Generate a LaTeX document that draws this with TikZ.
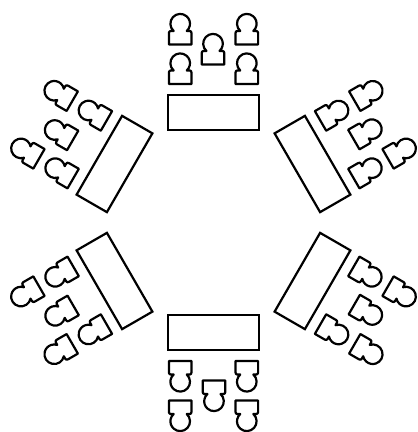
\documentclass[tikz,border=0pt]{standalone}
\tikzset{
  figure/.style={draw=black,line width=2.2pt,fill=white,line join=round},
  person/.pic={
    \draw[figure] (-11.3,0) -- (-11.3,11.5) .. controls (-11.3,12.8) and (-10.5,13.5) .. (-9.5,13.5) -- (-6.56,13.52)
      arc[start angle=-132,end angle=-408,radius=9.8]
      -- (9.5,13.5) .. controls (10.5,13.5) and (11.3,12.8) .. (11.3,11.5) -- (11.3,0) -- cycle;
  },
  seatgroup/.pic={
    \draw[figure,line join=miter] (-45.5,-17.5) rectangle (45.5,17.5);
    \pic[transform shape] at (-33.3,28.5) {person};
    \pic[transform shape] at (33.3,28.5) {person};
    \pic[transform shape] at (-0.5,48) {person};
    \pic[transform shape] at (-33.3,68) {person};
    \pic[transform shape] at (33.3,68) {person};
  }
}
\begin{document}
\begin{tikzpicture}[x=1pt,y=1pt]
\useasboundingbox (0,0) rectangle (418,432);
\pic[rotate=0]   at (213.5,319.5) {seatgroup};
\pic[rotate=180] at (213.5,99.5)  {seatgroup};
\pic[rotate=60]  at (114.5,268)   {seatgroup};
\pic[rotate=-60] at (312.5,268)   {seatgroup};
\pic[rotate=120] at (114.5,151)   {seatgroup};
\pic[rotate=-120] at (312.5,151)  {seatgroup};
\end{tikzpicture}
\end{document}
━━━━
• JOB:
Leave out the pictures and reproduce the rest of the listing exactly.

• EXERCISE RESULT:
Generate a LaTeX document that draws this with TikZ.
\documentclass[tikz,border=0pt]{standalone}
\tikzset{
  figure/.style={draw=black,line width=2.2pt,fill=white,line join=round},
  person/.pic={
    \draw[figure] (-11.3,0) -- (-11.3,11.5) .. controls (-11.3,12.8) and (-10.5,13.5) .. (-9.5,13.5) -- (-6.56,13.52)
      arc[start angle=-132,end angle=-408,radius=9.8]
      -- (9.5,13.5) .. controls (10.5,13.5) and (11.3,12.8) .. (11.3,11.5) -- (11.3,0) -- cycle;
  },
  seatgroup/.pic={
    \draw[figure,line join=miter] (-45.5,-17.5) rectangle (45.5,17.5);
    \pic[transform shape] at (-33.3,28.5) {person};
    \pic[transform shape] at (33.3,28.5) {person};
    \pic[transform shape] at (-0.5,48) {person};
    \pic[transform shape] at (-33.3,68) {person};
    \pic[transform shape] at (33.3,68) {person};
  }
}
\begin{document}
\begin{tikzpicture}[x=1pt,y=1pt]
\useasboundingbox (0,0) rectangle (418,432);
\pic[rotate=0]   at (213.5,319.5) {seatgroup};
\pic[rotate=180] at (213.5,99.5)  {seatgroup};
\pic[rotate=60]  at (114.5,268)   {seatgroup};
\pic[rotate=-60] at (312.5,268)   {seatgroup};
\pic[rotate=120] at (114.5,151)   {seatgroup};
\pic[rotate=-120] at (312.5,151)  {seatgroup};
\end{tikzpicture}
\end{document}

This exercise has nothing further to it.